▶ [Given problem]: Using the records below, copy exactly the part that opens with the line holding "Output the component" and closes with the line holding "import * as", minus the pictures.

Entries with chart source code
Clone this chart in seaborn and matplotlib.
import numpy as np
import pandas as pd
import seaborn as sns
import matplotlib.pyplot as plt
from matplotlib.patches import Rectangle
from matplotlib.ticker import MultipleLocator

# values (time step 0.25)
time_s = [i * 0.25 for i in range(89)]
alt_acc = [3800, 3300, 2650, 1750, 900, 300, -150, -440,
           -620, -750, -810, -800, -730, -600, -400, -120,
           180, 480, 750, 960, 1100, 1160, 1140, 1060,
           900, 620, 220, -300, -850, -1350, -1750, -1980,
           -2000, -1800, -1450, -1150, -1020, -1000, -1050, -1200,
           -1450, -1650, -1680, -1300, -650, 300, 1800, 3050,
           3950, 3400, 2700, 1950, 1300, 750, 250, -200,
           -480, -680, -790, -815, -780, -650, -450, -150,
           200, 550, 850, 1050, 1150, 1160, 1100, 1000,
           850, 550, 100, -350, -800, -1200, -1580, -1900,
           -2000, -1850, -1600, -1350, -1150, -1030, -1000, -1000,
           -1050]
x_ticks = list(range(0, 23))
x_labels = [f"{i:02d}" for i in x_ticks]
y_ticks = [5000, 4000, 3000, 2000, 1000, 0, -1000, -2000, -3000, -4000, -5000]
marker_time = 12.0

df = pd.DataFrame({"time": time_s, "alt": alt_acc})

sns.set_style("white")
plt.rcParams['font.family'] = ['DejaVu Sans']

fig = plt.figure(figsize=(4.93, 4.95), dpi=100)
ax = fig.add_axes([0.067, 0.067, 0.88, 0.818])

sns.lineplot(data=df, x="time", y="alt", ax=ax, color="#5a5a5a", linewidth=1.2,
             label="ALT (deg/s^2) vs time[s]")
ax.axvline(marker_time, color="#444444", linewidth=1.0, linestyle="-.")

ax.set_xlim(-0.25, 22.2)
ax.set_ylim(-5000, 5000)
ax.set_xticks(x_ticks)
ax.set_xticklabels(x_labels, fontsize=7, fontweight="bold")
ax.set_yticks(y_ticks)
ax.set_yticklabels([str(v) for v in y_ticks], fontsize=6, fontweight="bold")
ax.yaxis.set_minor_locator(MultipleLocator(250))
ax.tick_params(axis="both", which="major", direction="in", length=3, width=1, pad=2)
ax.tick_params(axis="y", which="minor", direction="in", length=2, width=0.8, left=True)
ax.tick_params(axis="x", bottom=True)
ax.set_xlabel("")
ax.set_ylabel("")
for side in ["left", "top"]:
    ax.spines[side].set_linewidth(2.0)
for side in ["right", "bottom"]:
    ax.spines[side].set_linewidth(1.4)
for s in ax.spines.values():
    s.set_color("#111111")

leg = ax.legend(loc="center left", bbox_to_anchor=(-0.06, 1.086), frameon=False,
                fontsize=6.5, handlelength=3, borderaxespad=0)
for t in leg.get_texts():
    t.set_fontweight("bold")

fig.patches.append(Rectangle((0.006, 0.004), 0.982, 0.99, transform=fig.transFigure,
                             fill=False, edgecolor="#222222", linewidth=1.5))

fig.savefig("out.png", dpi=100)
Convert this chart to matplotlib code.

...

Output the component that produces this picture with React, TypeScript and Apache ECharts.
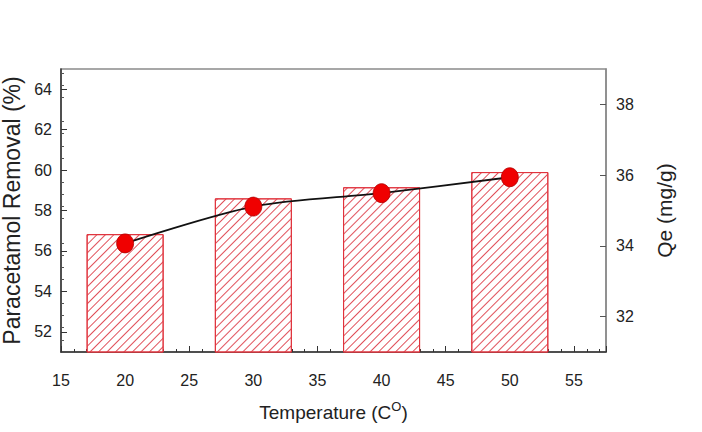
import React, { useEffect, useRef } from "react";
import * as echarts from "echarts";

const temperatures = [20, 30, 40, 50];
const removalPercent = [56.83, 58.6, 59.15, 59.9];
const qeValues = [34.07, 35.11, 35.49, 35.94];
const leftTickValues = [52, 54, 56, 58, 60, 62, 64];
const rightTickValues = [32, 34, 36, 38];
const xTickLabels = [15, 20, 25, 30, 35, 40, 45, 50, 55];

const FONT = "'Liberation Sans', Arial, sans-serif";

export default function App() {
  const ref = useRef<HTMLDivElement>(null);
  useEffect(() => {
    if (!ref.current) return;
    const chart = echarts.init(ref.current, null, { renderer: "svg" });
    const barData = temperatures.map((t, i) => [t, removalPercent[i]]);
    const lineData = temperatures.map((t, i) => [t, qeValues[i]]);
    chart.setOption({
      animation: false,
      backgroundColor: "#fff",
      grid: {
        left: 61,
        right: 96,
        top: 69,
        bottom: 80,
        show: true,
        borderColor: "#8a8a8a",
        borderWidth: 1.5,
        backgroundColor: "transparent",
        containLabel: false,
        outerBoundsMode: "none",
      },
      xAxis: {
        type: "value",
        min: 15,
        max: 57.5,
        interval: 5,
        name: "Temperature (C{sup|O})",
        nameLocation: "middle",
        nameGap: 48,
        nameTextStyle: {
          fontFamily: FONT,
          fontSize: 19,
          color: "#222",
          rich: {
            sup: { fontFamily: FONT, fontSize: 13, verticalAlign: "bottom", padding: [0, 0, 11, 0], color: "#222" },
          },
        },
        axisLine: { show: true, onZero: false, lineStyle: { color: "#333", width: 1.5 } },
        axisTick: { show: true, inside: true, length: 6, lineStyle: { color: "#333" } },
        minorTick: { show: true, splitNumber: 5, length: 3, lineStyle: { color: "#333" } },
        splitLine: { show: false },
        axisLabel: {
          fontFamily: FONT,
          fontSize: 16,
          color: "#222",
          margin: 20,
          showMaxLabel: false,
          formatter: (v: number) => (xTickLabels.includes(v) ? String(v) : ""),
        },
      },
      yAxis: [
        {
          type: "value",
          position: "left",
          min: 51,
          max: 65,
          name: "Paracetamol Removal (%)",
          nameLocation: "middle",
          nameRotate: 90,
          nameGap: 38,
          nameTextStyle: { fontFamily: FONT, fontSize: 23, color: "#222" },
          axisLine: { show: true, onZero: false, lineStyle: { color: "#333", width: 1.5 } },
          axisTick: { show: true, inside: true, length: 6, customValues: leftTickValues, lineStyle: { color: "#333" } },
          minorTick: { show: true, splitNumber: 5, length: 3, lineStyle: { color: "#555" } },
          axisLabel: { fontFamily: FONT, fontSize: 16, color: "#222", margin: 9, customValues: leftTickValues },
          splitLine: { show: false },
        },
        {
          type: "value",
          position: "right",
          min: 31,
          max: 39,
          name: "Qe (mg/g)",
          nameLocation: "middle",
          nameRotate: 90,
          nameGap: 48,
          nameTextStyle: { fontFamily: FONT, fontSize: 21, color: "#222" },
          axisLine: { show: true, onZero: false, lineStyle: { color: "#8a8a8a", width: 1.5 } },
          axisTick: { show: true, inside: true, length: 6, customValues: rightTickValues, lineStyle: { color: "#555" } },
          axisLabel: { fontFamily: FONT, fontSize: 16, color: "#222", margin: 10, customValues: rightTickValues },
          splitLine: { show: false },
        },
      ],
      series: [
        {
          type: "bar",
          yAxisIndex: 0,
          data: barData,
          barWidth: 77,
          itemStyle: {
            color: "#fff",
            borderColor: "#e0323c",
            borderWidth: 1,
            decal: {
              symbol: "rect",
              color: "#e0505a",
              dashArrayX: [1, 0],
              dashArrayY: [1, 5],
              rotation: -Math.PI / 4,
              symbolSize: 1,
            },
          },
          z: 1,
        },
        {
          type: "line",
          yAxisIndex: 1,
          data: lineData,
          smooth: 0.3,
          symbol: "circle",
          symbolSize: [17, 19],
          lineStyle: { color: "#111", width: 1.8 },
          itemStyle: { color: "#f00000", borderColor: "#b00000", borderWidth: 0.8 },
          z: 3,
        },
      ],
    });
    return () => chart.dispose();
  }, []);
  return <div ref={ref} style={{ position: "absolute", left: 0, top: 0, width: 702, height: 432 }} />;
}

==

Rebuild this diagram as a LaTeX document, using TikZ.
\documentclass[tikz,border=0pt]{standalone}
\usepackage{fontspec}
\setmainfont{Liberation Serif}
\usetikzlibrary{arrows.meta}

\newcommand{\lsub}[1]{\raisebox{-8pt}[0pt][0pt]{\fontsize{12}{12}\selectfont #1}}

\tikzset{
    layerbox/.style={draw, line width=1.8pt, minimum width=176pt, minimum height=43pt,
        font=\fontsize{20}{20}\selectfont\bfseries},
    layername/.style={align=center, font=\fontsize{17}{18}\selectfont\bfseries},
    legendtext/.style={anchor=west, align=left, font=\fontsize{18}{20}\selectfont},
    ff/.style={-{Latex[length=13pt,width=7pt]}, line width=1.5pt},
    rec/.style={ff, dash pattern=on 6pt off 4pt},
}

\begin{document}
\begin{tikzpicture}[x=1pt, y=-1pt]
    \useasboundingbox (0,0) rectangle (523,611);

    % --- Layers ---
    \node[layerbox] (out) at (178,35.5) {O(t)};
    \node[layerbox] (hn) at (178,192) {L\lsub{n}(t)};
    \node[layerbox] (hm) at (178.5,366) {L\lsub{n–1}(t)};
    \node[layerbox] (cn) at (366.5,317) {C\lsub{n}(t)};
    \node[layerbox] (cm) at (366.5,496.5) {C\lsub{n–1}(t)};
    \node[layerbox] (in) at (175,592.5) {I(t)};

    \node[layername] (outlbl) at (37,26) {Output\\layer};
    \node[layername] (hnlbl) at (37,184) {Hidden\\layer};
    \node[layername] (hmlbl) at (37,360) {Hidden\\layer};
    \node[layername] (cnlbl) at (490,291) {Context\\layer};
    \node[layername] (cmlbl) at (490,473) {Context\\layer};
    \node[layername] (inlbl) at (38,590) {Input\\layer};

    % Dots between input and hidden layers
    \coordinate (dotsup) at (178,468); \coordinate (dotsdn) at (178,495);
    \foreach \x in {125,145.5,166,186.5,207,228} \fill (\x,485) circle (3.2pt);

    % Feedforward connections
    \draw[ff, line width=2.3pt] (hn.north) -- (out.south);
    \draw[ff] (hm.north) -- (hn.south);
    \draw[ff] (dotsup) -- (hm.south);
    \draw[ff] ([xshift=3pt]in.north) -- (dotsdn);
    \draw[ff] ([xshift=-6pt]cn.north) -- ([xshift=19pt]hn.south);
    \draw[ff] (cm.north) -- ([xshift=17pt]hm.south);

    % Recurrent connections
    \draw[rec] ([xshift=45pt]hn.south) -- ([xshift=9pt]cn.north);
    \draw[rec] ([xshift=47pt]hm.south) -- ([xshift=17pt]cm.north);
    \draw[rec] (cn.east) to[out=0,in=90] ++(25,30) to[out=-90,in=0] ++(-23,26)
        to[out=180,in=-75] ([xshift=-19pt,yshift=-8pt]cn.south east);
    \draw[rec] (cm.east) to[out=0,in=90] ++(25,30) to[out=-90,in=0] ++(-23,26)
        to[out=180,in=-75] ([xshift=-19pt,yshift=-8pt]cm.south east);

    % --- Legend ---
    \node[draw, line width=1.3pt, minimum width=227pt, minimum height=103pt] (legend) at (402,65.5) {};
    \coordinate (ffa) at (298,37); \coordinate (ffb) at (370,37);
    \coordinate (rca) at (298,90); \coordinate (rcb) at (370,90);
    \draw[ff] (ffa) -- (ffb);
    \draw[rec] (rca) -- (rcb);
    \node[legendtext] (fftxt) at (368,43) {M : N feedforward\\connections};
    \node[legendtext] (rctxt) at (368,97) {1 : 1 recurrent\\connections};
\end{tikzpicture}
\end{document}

▶ [Task output]:
Output the component that produces this picture with React, TypeScript and Apache ECharts.
import React, { useEffect, useRef } from "react";
import * as echarts from "echarts";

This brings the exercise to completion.